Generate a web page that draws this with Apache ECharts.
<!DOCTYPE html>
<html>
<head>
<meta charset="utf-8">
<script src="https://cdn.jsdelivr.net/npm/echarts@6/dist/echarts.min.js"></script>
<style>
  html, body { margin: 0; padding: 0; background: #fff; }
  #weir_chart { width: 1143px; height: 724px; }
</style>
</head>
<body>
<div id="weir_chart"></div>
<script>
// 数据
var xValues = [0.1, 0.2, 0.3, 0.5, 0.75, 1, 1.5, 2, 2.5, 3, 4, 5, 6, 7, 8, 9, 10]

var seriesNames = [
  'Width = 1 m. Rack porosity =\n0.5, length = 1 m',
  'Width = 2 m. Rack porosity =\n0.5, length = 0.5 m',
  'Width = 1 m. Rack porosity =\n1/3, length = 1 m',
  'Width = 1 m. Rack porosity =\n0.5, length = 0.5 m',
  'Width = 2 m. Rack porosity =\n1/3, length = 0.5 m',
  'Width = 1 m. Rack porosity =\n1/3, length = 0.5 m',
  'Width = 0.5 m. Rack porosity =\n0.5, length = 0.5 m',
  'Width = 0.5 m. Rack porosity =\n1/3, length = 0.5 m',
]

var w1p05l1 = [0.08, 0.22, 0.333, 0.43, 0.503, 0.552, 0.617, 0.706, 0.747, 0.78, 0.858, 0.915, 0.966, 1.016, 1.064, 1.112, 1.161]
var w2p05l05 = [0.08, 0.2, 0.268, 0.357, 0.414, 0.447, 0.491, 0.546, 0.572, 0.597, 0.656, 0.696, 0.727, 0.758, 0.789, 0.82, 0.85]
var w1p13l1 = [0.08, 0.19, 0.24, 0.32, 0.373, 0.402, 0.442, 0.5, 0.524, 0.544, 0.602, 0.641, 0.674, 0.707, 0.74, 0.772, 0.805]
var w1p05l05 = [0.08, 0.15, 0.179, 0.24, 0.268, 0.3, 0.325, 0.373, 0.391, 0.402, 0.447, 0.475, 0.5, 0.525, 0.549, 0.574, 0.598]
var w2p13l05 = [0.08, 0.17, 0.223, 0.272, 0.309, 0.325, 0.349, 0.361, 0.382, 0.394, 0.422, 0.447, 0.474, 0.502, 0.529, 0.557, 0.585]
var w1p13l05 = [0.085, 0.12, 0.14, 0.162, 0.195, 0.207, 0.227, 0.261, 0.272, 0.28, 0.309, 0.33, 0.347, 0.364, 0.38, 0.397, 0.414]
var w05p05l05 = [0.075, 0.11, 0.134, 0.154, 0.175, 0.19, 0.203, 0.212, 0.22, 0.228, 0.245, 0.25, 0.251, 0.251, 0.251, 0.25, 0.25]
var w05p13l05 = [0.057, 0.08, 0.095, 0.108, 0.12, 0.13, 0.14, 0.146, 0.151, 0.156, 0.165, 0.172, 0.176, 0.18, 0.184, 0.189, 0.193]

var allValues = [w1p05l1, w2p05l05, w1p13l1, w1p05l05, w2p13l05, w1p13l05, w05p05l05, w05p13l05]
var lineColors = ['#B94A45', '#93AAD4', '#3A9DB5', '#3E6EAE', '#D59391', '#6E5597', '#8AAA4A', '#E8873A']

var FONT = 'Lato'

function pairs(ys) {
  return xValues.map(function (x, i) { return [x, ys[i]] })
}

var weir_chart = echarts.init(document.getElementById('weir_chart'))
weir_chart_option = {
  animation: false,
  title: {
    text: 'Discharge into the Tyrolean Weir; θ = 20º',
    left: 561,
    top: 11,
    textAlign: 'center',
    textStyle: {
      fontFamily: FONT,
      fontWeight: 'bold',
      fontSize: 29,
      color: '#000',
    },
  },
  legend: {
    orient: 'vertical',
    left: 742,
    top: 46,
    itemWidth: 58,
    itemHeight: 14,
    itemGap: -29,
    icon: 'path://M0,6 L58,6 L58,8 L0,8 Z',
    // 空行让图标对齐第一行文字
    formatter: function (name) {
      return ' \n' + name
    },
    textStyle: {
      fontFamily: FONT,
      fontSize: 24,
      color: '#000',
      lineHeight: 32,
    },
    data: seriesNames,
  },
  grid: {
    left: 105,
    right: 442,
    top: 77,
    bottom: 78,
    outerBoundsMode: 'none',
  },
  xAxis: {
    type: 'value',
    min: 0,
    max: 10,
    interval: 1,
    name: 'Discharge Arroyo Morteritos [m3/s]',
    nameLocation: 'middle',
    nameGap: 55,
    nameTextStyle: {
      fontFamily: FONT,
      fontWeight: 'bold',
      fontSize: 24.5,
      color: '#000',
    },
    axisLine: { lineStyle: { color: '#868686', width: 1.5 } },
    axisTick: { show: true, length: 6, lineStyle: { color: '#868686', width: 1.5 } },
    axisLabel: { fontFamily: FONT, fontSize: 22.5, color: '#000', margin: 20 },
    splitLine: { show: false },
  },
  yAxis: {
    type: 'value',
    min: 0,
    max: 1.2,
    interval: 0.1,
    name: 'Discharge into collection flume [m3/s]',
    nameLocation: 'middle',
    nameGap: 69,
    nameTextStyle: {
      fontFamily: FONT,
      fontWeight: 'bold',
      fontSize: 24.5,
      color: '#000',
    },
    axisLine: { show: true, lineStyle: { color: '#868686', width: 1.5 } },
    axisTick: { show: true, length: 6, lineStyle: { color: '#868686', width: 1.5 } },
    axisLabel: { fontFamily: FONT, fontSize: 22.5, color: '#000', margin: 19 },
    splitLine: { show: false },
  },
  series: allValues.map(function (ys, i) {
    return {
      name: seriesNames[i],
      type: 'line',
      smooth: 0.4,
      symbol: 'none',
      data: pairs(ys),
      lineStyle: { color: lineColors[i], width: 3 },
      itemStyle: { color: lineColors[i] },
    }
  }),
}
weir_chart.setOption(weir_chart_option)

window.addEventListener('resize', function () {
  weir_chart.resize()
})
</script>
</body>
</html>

EXERCISE DESCRIPTION
Look at the material above and copy, word for word, its lines from the first through the one containing "7, 8, 9, 10]".

FINISHED TASK
Generate a web page that draws this with Apache ECharts.
<!DOCTYPE html>
<html>
<head>
<meta charset="utf-8">
<script src="https://cdn.jsdelivr.net/npm/echarts@6/dist/echarts.min.js"></script>
<style>
  html, body { margin: 0; padding: 0; background: #fff; }
  #weir_chart { width: 1143px; height: 724px; }
</style>
</head>
<body>
<div id="weir_chart"></div>
<script>
// 数据
var xValues = [0.1, 0.2, 0.3, 0.5, 0.75, 1, 1.5, 2, 2.5, 3, 4, 5, 6, 7, 8, 9, 10]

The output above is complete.